Re – the offending passage:

(yes, brand loyalty, ‘aspiration’; etc etc. – and js, Janie M, no-one thinks advertising/marketing works on them, and by reconstructing how you behave in response to marketing, you – and thus your imagined self – are ipso facto attending to the matter of marketing and its effects – which skews your reconstruction since this stuff is largely about what happens when you’re not really paying attention. Or for bh’s benefit, ‘subliminal thought control’.)

In the UK, ‘you’ is a colloquial substitute for ‘one’. Perhaps this is not in common use in the US. The point was intended as a general epistemic-methodological one which happened to be prompted by the comments of js et al. (and nowhere is there any specific imputation of error to anyone).

I certainly don’t think my remark should be regarded as confirming a possible relation between pro-known-male sexism and some putative “from a few pixels on the internet I know you better than you know yourself” shtick.

sanbinikoraien @70: I can’t imagine how any semi-competent agency could come up with the ad that I linked to if they were doing any sort of psychological effectiveness analysis.

I don’t know why not.
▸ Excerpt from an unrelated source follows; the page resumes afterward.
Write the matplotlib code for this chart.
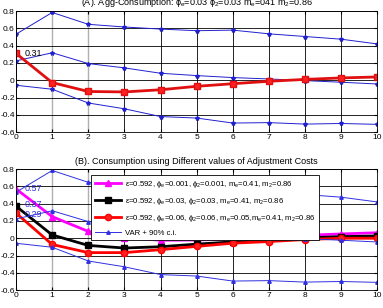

I’d say it looks exactly like the kind of thing that these people might come up with as a result of following their methodology wherever it leads.

Of course there are all kinds of complicating factors such as showing off to fellow ‘marketing professionals’, ripping off clients, basic incompetence, copying the competition etc. Just as in all kinds of other fields. But this doesn’t mean that the whole multi-billion dollar industry is therefore just random flailing around – and that is very clearly not the case.
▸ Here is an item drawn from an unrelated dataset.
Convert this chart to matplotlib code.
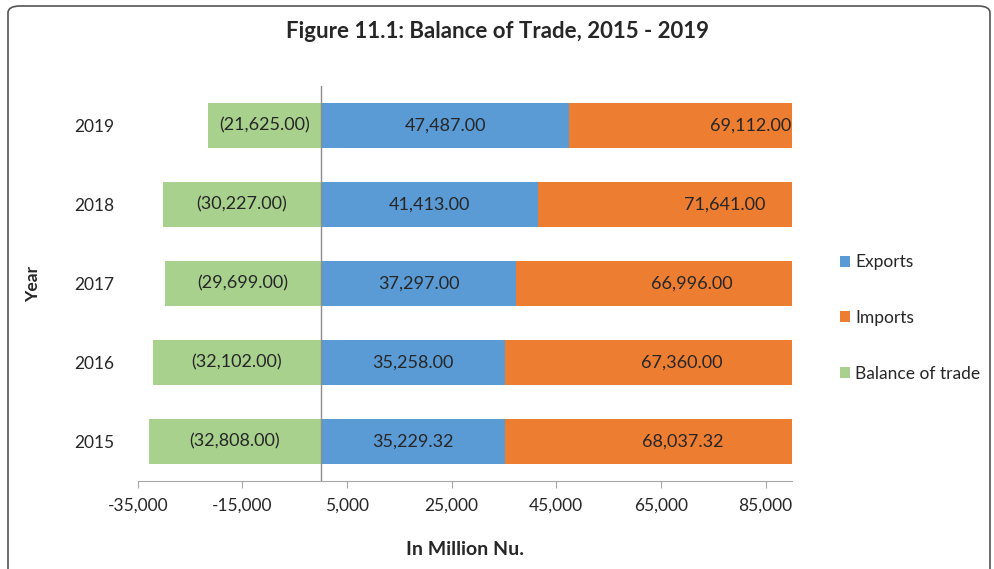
import matplotlib
import matplotlib.pyplot as plt
from matplotlib.patches import FancyBboxPatch

matplotlib.use('Agg')
plt.rcParams['font.family'] = ['Lato', 'DejaVu Sans']

years = ['2015', '2016', '2017', '2018', '2019']
exports = [35229.32, 35258.00, 37297.00, 41413.00, 47487.00]
imports = [68037.32, 67360.00, 66996.00, 71641.00, 69112.00]
balance = [-32808.00, -32102.00, -29699.00, -30227.00, -21625.00]

c_exp = '#5B9BD5'
c_imp = '#ED7D31'
c_bal = '#A9D18E'
txt = '#262626'

fig = plt.figure(figsize=(9.95, 5.69), dpi=100)
ax = fig.add_axes([0.1384, 0.1547, 0.6574, 0.6942])

y = list(range(len(years)))
h = 0.58
b_exp = ax.barh(y, exports, height=h, color=c_exp, label='Exports')
b_imp = ax.barh(y, imports, left=exports, height=h, color=c_imp, label='Imports')
b_bal = ax.barh(y, balance, height=h, color=c_bal, label='Balance of trade')

# labels sit at the middle of the full segment, even where the bar is cut off
for i in y:
    ax.text(exports[i] / 2, i, f'{exports[i]:,.2f}', ha='center', va='center',
            fontsize=13, color=txt)
    ax.text(exports[i] + imports[i] / 2, i, f'{imports[i]:,.2f}', ha='center', va='center',
            fontsize=13, color=txt)
    ax.text(balance[i] / 2, i, f'({abs(balance[i]):,.2f})', ha='center', va='center',
            fontsize=13, color=txt)

ax.set_xlim(-35000, 90000)
ax.set_ylim(-0.5, 4.5)
ax.set_xticks(range(-35000, 90000, 20000))
ax.set_xticklabels([f'{v:,}' for v in range(-35000, 90000, 20000)])
ax.set_yticks(y)
ax.set_yticklabels(years)
ax.axvline(0, color='#8c8c8c', lw=1)

for s in ['top', 'right', 'left']:
    ax.spines[s].set_visible(False)
ax.spines['bottom'].set_color('#a6a6a6')
ax.tick_params(axis='x', colors='#a6a6a6', labelcolor=txt, labelsize=12.5, length=5, pad=7)
ax.tick_params(axis='y', length=0, labelcolor=txt, labelsize=12.5, pad=17)

ax.set_xlabel('In Million Nu.', fontsize=14, fontweight='bold', color=txt, labelpad=20)
ax.set_ylabel('Year', fontsize=12.5, fontweight='bold', color=txt, labelpad=24)

fig.text(0.5, 0.944, 'Figure 11.1: Balance of Trade, 2015 - 2019', ha='center', va='center',
         fontsize=16, fontweight='bold', color=txt)

fig.legend(handles=[b_exp, b_imp, b_bal], loc='center left', bbox_to_anchor=(0.835, 0.441),
           frameon=False, fontsize=12.5, handlelength=0.6, handleheight=0.6,
           handletextpad=0.3, labelspacing=2.3, borderpad=0, labelcolor=txt)

border = FancyBboxPatch((8 / 995, -0.05), 982 / 995, 1.05 - 6 / 569,
                        boxstyle='round,pad=0,rounding_size=0.012',
                        transform=fig.transFigure, fill=False, ec='#555555', lw=1.2)
fig.patches.append(border)

fig.savefig('out.png', dpi=100)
To me it looks a lot more like some form of evolutionary algorithm than carefully considered flashes of genius. You can tell when those come along because suddenly everyone starts apeing them…

Could be describing physics, or all kinds of endeavour – and since it describes a mechanism which exhibits (a) designed mutation – ‘carefully considered flashes of genius’, and (b) artificial selection – ‘everyone starts apeing them [because they recognise their effectiveness and understand which aspects of them to ape]’, it’s far from clear why it should be regarded as an example of an ‘evolutionary algorithm’.

Anyway, as I and (I now see) ajay have pointed out, when these people are actually at work, they do pretty methodically draw on a substantial body of applied psychological theory, which is based on research.